== INSTRUCTIONS FOR THE TASK ==
Look for the line containing "Clone this chart in matplotlib." and the line containing "plt.rcParams['font.family'] = ['Liberation"; retype them and all lines between, exactly, and leave out the pictures.

(Entries from a dataset)
>> BEGIN

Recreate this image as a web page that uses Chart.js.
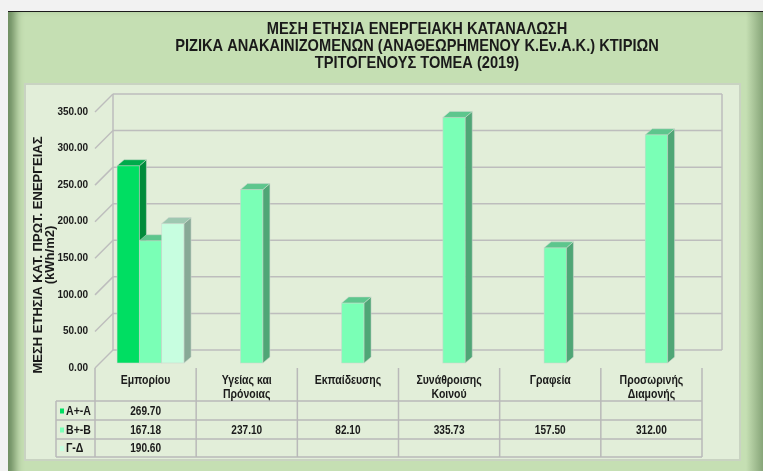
<!DOCTYPE html>
<html>
<head>
<meta charset="utf-8">
<script src="https://cdn.jsdelivr.net/npm/chart.js@4.4.1/dist/chart.umd.min.js"></script>
<style>
  html, body { margin: 0; padding: 0; background: #f2f2f2; }
  #wrap { position: relative; width: 763px; height: 471px; overflow: hidden; }
  #frame {
    position: absolute; left: 8px; top: 11px; width: 780px; height: 480px;
    background: #c5dfb3; border-top: 1px solid #1c1c1c;
    box-shadow: inset 12px 0 9px -5px rgba(50, 85, 40, 0.6);
  }
  #edge {
    position: absolute; left: 746px; top: 12px; width: 17px; height: 459px;
    background: linear-gradient(to right, rgba(60, 95, 50, 0), rgba(60, 95, 50, 0.45));
  }
  #plot {
    position: absolute; left: 24px; top: 83px; width: 713px; height: 374px;
    background: #e2eed9; border: 2px solid #c9d3c2;
  }
  canvas { position: absolute; left: 0; top: 0; }
</style>
</head>
<body>
<div id="wrap">
  <div id="frame"></div>
  <div id="edge"></div>
  <div id="plot"></div>
  <canvas id="chart" width="763" height="471"></canvas>
</div>
<script>
const titleLines = ['ΜΕΣΗ ΕΤΗΣΙΑ ΕΝΕΡΓΕΙΑΚΗ ΚΑΤΑΝΑΛΩΣΗ', 'ΡΙΖΙΚΑ ΑΝΑΚΑΙΝΙΖΟΜΕΝΩΝ (ΑΝΑΘΕΩΡΗΜΕΝΟΥ Κ.Εν.Α.Κ.) ΚΤΙΡΙΩΝ', 'ΤΡΙΤΟΓΕΝΟΥΣ ΤΟΜΕΑ (2019)'];
const yTitle = ['ΜΕΣΗ ΕΤΗΣΙΑ ΚΑΤ. ΠΡΩΤ. ΕΝΕΡΓΕΙΑΣ', '(kWh/m2)'];
const categories = [['Εμπορίου'], ['Υγείας και', 'Πρόνοιας'], ['Εκπαίδευσης'], ['Συνάθροισης', 'Κοινού'], ['Γραφεία'], ['Προσωρινής', 'Διαμονής']];
const seriesNames = ['Α+-Α', 'Β+-Β', 'Γ-Δ'];
const valuesA = [269.70, null, null, null, null, null];
const valuesB = [167.18, 237.10, 82.10, 335.73, 157.50, 312.00];
const valuesC = [190.60, null, null, null, null, null];
const yTicks = [0, 50, 100, 150, 200, 250, 300, 350];

const seriesValues = [valuesA, valuesB, valuesC];
const frontColors = ['#00de62', '#7affb6', '#c7fee0'];
const sideColors = ['#008b3b', '#4fa676', '#87a996'];
const topColors = ['#00aa4b', '#5dc68d', '#9ec8b1'];

const sans = "'Liberation Sans', Arial, sans-serif";
const gridColor = '#bdbdbd';
const textColor = '#1a1a1a';
const depth = { dx: 7, dy: 6 };

function line(ctx, x1, y1, x2, y2) {
    ctx.beginPath();
    ctx.moveTo(x1, y1);
    ctx.lineTo(x2, y2);
    ctx.stroke();
}

// no narrow font installed -> squeeze Liberation Sans horizontally
function narrowText(ctx, text, x, y, align, squeeze = 0.84) {
    ctx.save();
    ctx.translate(x, y);
    ctx.scale(squeeze, 1);
    ctx.textAlign = align;
    ctx.fillText(text, 0, 0);
    ctx.restore();
}

// back wall + tick diagonals (3d look)
const wallPlugin = {
    id: 'wall',
    beforeDatasetsDraw(chart) {
        const { ctx, chartArea: a, scales: { y } } = chart;
        const fx = a.left - 5, bx = a.left + 13, rx = a.right + 15;
        ctx.save();
        ctx.strokeStyle = gridColor;
        ctx.lineWidth = 1.5;
        yTicks.forEach(v => {
            const py = y.getPixelForValue(v);
            line(ctx, fx, py + 5, bx, py - 13);
            line(ctx, bx, py - 13, rx, py - 13);
        });
        const top = y.getPixelForValue(yTicks[yTicks.length - 1]) - 13;
        const bottom = y.getPixelForValue(0) - 13;
        line(ctx, bx, top, bx, bottom);
        line(ctx, rx, top, rx, bottom);
        ctx.restore();
    }
};

// redraw bars with side and top faces, dataset order 0 -> 2
const barsPlugin = {
    id: 'bars3d',
    afterDatasetsDraw(chart) {
        const ctx = chart.ctx;
        ctx.save();
        ctx.lineWidth = 0.6;
        ctx.strokeStyle = 'rgba(205,215,205,0.9)';
        chart.data.datasets.forEach((ds, i) => {
            const meta = chart.getDatasetMeta(i);
            meta.data.forEach((bar, j) => {
                if (ds.data[j] == null) return;
                const { x, y, base, width } = bar.getProps(['x', 'y', 'base', 'width'], true);
                const l = x - width / 2, r = x + width / 2;
                ctx.fillStyle = frontColors[i];
                ctx.fillRect(l, y, width, base - y);
                ctx.strokeRect(l, y, width, base - y);
                ctx.fillStyle = sideColors[i];
                ctx.beginPath();
                ctx.moveTo(r, y);
                ctx.lineTo(r + depth.dx, y - depth.dy);
                ctx.lineTo(r + depth.dx, base - depth.dy);
                ctx.lineTo(r, base);
                ctx.closePath();
                ctx.fill();
                ctx.stroke();
                ctx.fillStyle = topColors[i];
                ctx.beginPath();
                ctx.moveTo(l, y);
                ctx.lineTo(l + depth.dx, y - depth.dy);
                ctx.lineTo(r + depth.dx, y - depth.dy);
                ctx.lineTo(r, y);
                ctx.closePath();
                ctx.fill();
                ctx.stroke();
            });
        });
        ctx.restore();
    }
};

// data table under the plot
const tablePlugin = {
    id: 'table',
    afterDraw(chart) {
        const { ctx, chartArea: a, scales: { x } } = chart;
        const colW = (a.right - a.left) / categories.length;
        const x0 = a.left - 5;
        const tableLeft = 56;
        const tableRight = x0 + colW * categories.length;
        const headTop = a.bottom + 5;
        const rows = [a.bottom + 38, a.bottom + 57, a.bottom + 76, a.bottom + 94];
        ctx.save();
        ctx.strokeStyle = '#b9b9b9';
        ctx.lineWidth = 1.5;
        for (let k = 0; k <= categories.length; k++) {
            line(ctx, x0 + k * colW, headTop, x0 + k * colW, rows[3]);
        }
        rows.forEach(ry => line(ctx, tableLeft, ry, tableRight, ry));
        line(ctx, tableLeft, rows[0], tableLeft, rows[3]);

        ctx.fillStyle = textColor;
        ctx.textBaseline = 'middle';
        ctx.font = 'bold 12.5px ' + sans;
        categories.forEach((lines, i) => {
            const cx = x.getPixelForValue(i) - 5;
            lines.forEach((t, k) => narrowText(ctx, t, cx, a.bottom + 18 + k * 14, 'center'));
        });
        ctx.font = 'bold 12px ' + sans;
        seriesNames.forEach((name, s) => {
            const ry = (rows[s] + rows[s + 1]) / 2 + 1;
            ctx.fillStyle = frontColors[s];
            ctx.fillRect(tableLeft + 4, ry - 3, 4, 5);
            ctx.fillStyle = textColor;
            narrowText(ctx, name, tableLeft + 10, ry, 'left', 0.88);
            seriesValues[s].forEach((v, i) => {
                if (v == null) return;
                narrowText(ctx, v.toFixed(2), x.getPixelForValue(i) - 5, ry, 'center');
            });
        });
        ctx.restore();
    }
};

// chart title and y axis title
const titlesPlugin = {
    id: 'titles',
    afterDraw(chart) {
        const ctx = chart.ctx;
        ctx.save();
        ctx.fillStyle = textColor;
        ctx.textBaseline = 'middle';
        ctx.font = 'bold 17px ' + sans;
        titleLines.forEach((t, k) => narrowText(ctx, t, 417, 29 + k * 17, 'center', 0.86));
        ctx.translate(44.5, 255);
        ctx.rotate(-Math.PI / 2);
        ctx.textAlign = 'center';
        ctx.font = 'bold 13px ' + sans;
        yTitle.forEach((t, k) => ctx.fillText(t, 0, -6.5 + k * 12.5));
        ctx.restore();
    }
};

new Chart(document.getElementById('chart'), {
    type: 'bar',
    data: {
        labels: categories.map(c => c.join(' ')),
        datasets: seriesNames.map((name, i) => ({
            label: name,
            data: seriesValues[i],
            backgroundColor: frontColors[i],
            borderWidth: 0
        }))
    },
    options: {
        responsive: false,
        animation: false,
        devicePixelRatio: 1,
        layout: { padding: { left: 0, top: 107, right: 56, bottom: 108 } },
        datasets: { bar: { categoryPercentage: 0.662, barPercentage: 1 } },
        plugins: {
            legend: { display: false },
            tooltip: { enabled: false },
            title: { display: false }
        },
        scales: {
            x: { display: false },
            y: {
                min: 0,
                max: 350,
                afterBuildTicks: s => { s.ticks = yTicks.map(v => ({ value: v })); },
                afterFit: s => { s.width = 100; },
                grid: { display: false, drawTicks: false },
                border: { display: false },
                ticks: {
                    padding: 12,
                    labelOffset: 5,
                    color: textColor,
                    font: { family: sans, size: 10, weight: 'bold' },
                    callback: v => Number(v).toFixed(2)
                }
            }
        }
    },
    plugins: [wallPlugin, barsPlugin, tablePlugin, titlesPlugin]
});
</script>
</body>
</html>
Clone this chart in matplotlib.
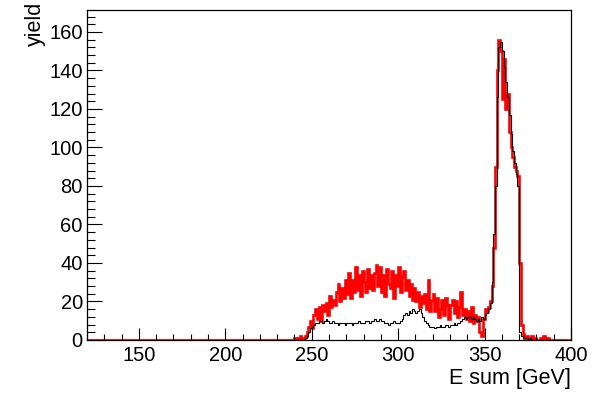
import numpy as np
import matplotlib.pyplot as plt
from matplotlib.ticker import MultipleLocator

plt.rcParams['font.family'] = ['Liberation Sans', 'DejaVu Sans']

# 1 GeV bins from 120 to 400, only 240-389 is filled, rest is empty
bin_edges = np.arange(120, 401, 1)

red_counts = [0] * 120 + [
    1, 0, 1, 2, 0, 1, 2,
    4, 7, 10, 6, 13, 16,
    11, 17, 10, 18, 15, 19, 13,
    23, 17, 21, 18, 25,
    29, 20, 27, 22, 31,
    24, 35, 22, 31, 25,
    38, 26, 34, 23, 36,
    30, 25, 37, 27, 34,
    26, 35, 39, 28, 38,
    25, 34, 23, 37, 29,
    27, 36, 22, 34, 28,
    38, 25, 33, 36, 26,
    31, 23, 29, 21, 27,
    20, 25, 17, 23, 19,
    24, 16, 31, 15, 21,
    24, 15, 22, 12, 16,
    21, 13, 22, 18, 11,
    18, 21, 14, 20, 12,
    17, 25, 13, 16, 11,
    15, 10, 17, 9, 13,
    10, 12, 4, 2, 11,
    16, 15, 17, 20, 28,
    48, 90, 140, 156, 150,
    125, 146, 120, 128, 108,
    100, 95, 90, 88, 85,
    40, 8, 3, 1, 2,
    0, 1, 2, 0, 1,
    0, 0, 1, 0, 2,
    0, 1, 0, 0, 0,
] + [0] * 10

black_counts = [0] * 120 + [
    0, 0, 0, 0, 0, 0,
    1, 2, 4, 6, 7, 8, 9,
    9, 10, 10, 9, 10, 11, 10,
    9, 9, 10, 9, 9, 8, 9, 9, 9, 8,
    9, 9, 9, 8, 9, 9, 9, 10, 9, 9,
    9, 10, 10, 9, 10, 10, 11, 10, 10, 11,
    10, 10, 9, 9, 8, 9, 9, 10, 9, 9,
    9, 10, 11, 13, 14, 13, 15, 14, 16, 15,
    14, 15, 16, 14, 12, 10, 9, 8, 7, 7,
    7, 6, 7, 7, 8, 7, 7, 8, 8, 7, 8, 8, 9, 8, 9, 9, 10,
    11, 12, 11, 12, 12, 11, 12, 11, 10, 11, 10, 12, 11, 13, 14, 16, 19,
    30, 55, 80, 126, 152, 155, 150, 142, 134, 126, 117, 107, 98, 92, 86, 80,
    4, 2, 1, 1, 1, 0, 1, 0, 0, 0,
    0, 0, 0, 0, 0, 0, 0, 0, 0, 0,
] + [0] * 10

fig = plt.figure(figsize=(5.93, 3.93), dpi=100)
ax = fig.add_axes([0.1467, 0.1349, 0.8163, 0.8397])

ax.stairs(red_counts, bin_edges, color='#ff0000', linewidth=1.9)
ax.stairs(black_counts, bin_edges, color='black', linewidth=0.8)

ax.set_xlim(120, 400)
ax.set_ylim(0, 171.4)

ax.xaxis.set_major_locator(MultipleLocator(50))
ax.xaxis.set_minor_locator(MultipleLocator(10))
ax.yaxis.set_major_locator(MultipleLocator(20))
ax.yaxis.set_minor_locator(MultipleLocator(4))
ax.tick_params(which='both', direction='in', top=False, right=False,
               labelsize=14.5, width=0.8)
ax.tick_params(axis='x', which='major', length=9, pad=4)
ax.tick_params(axis='x', which='minor', length=4.5)
ax.tick_params(axis='y', which='major', length=11, pad=3)
ax.tick_params(axis='y', which='minor', length=5.5)

for s in ax.spines.values():
    s.set_linewidth(0.9)

ax.set_xlabel("E sum [GeV]", fontsize=15.5, loc='right')
ax.xaxis.set_label_coords(1.0, -0.085)
ax.set_ylabel("yield", fontsize=15.5, loc='top')
ax.yaxis.set_label_coords(-0.085, 1.025)

fig.savefig("out.png", dpi=100)
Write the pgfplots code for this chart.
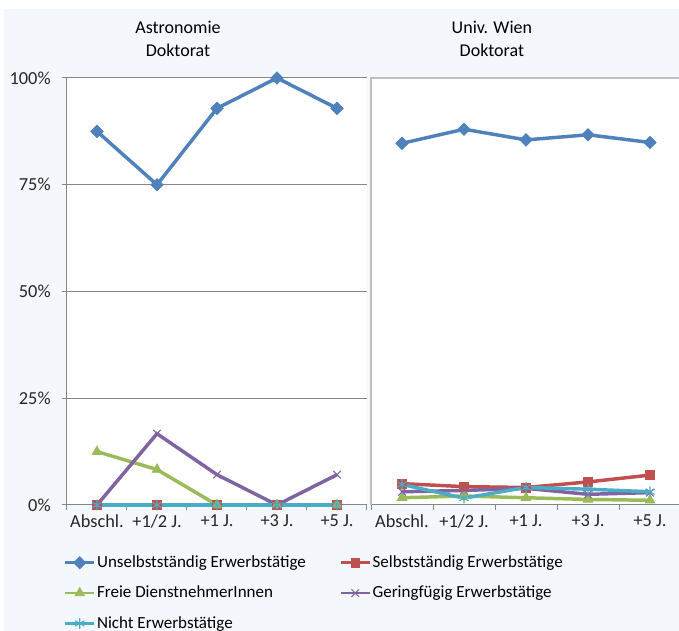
\documentclass[border=0pt]{standalone}
\usepackage{fontspec}
\setmainfont{Carlito}
\usepackage{pgfplots}
\pgfplotsset{compat=1.18}
\definecolor{cblue}{HTML}{4F81BD}
\definecolor{cred}{HTML}{C0504D}
\definecolor{cgreen}{HTML}{9BBB59}
\definecolor{cpurple}{HTML}{8064A2}
\definecolor{ccyan}{HTML}{4BACC6}
\definecolor{bg}{HTML}{F4F7FC}
\definecolor{gridc}{HTML}{868686}
\pgfplotsset{
  common/.style={
    scale only axis, width=225pt, height=320.25pt,
    xmin=-0.5, xmax=4.5, ymin=0, ymax=100,
    axis background/.style={fill=white},
    xtick={-0.5,0.5,1.5,2.5,3.5,4.5},
    xticklabels={Abschl., +1/2 J., +1 J., +3 J., +5 J.},
    x tick label as interval,
    tick align=outside, major tick length=3.75pt,
    tick style={draw=gridc, line width=0.75pt},
    ticklabel style={font=\fontsize{13.75}{16}\selectfont, text=black!85},
    axis x line*=bottom,
    x axis line style={draw=gridc, line width=0.75pt},
    clip=false,
  },
  sblue/.style={draw=cblue, line width=2.6pt, mark=square*, mark size=3.3pt, mark options={fill=cblue, draw=cblue, rotate=45, line width=0.5pt}},
  sred/.style={draw=cred, line width=2.6pt, mark=square*, mark size=3.3pt, mark options={fill=cred, draw=cred, line width=0.5pt}},
  sgreen/.style={draw=cgreen, line width=2.6pt, mark=triangle*, mark size=4.2pt, mark options={fill=cgreen, draw=cgreen, line width=0.5pt}},
  spurple/.style={draw=cpurple, line width=2.6pt, mark=x, mark size=4pt, mark options={draw=cpurple, line width=0.8pt}},
  scyan/.style={draw=ccyan, line width=2.6pt, mark=asterisk, mark size=4pt, mark options={draw=ccyan, line width=0.8pt}},
}
\begin{document}
\begin{tikzpicture}
\useasboundingbox (0,0) rectangle (509.25pt,473.25pt);
\fill[white] (0,0) rectangle (509.25pt,473.25pt);
\fill[bg] (3pt,0) rectangle (509.25pt,466.5pt);

\begin{axis}[common, at={(50.25pt,94.5pt)}, anchor=south west,
  axis y line*=left,
  y axis line style={draw=gridc, line width=0.75pt},
  ytick={0,25,50,75,100},
  yticklabels={0\%,25\%,50\%,75\%,100\%},
  yticklabel style={xshift=-5pt},
  ymajorgrids, grid style={draw=gridc, line width=0.75pt},
  legend columns=2,
  legend cell align=left,
  legend style={at={(-0.025,-0.106)}, anchor=north west, draw=none, fill=none,
    font=\fontsize{12.75}{15}\selectfont,
    nodes={inner xsep=1pt},
    /tikz/every even column/.append style={column sep=24pt},
    row sep=8.4pt},
  legend image code/.code={\draw[mark repeat=2,mark phase=2,#1, line width=2pt] plot coordinates {(0pt,0pt)(11pt,0pt)(22pt,0pt)};},
]
\addplot[sblue] coordinates {(0,87.5)(1,75)(2,92.9)(3,100)(4,92.9)};
\addlegendentry{Unselbstständig Erwerbstätige}
\addplot[sred] coordinates {(0,0)(1,0)(2,0)(3,0)(4,0)};
\addlegendentry{Selbstständig Erwerbstätige}
\addplot[sgreen] coordinates {(0,12.5)(1,8.3)(2,0)(3,0)(4,0)};
\addlegendentry{Freie DienstnehmerInnen}
\addplot[spurple] coordinates {(0,0)(1,16.7)(2,7.1)(3,0)(4,7.1)};
\addlegendentry{Geringfügig Erwerbstätige}
\addplot[scyan] coordinates {(0,0)(1,0)(2,0)(3,0)(4,0)};
\addlegendentry{Nicht Erwerbstätige}
\node[align=center, anchor=south, font=\fontsize{13.5}{17}\selectfont] at (rel axis cs:0.37,1.04) {Astronomie\\Doktorat};
\end{axis}

\begin{axis}[common, at={(278.25pt,94.5pt)}, anchor=south west, width=232.5pt,
  ytick=\empty,
  axis y line=none,
]
\draw[draw=gray!50, line width=1.5pt] (rel axis cs:0,0) -- (rel axis cs:0,1) -- (rel axis cs:1,1);
\addplot[sblue] coordinates {(0,84.7)(1,88.0)(2,85.5)(3,86.7)(4,84.9)};
\addplot[sred] coordinates {(0,5.0)(1,4.3)(2,4.1)(3,5.4)(4,7.0)};
\addplot[sgreen] coordinates {(0,1.7)(1,2.1)(2,1.7)(3,1.3)(4,1.1)};
\addplot[spurple] coordinates {(0,3.1)(1,3.4)(2,3.9)(3,2.5)(4,2.9)};
\addplot[scyan] coordinates {(0,4.8)(1,1.6)(2,4.1)(3,3.7)(4,3.1)};
\node[align=center, anchor=south, font=\fontsize{13.5}{17}\selectfont] at (rel axis cs:0.39,1.04) {Univ. Wien\\Doktorat};
\end{axis}
\end{tikzpicture}
\end{document}
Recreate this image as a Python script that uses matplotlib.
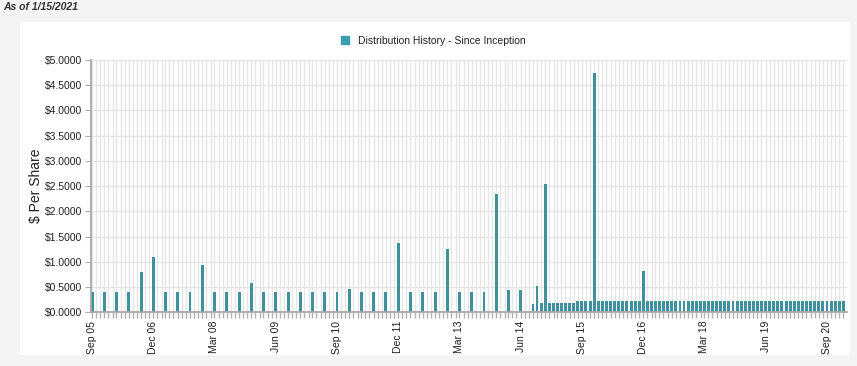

>> END

== WORKED ANSWER ==
Clone this chart in matplotlib.
import numpy as np
import matplotlib.pyplot as plt
from matplotlib.ticker import MultipleLocator

plt.rcParams['font.family'] = ['Liberation Sans', 'DejaVu Sans']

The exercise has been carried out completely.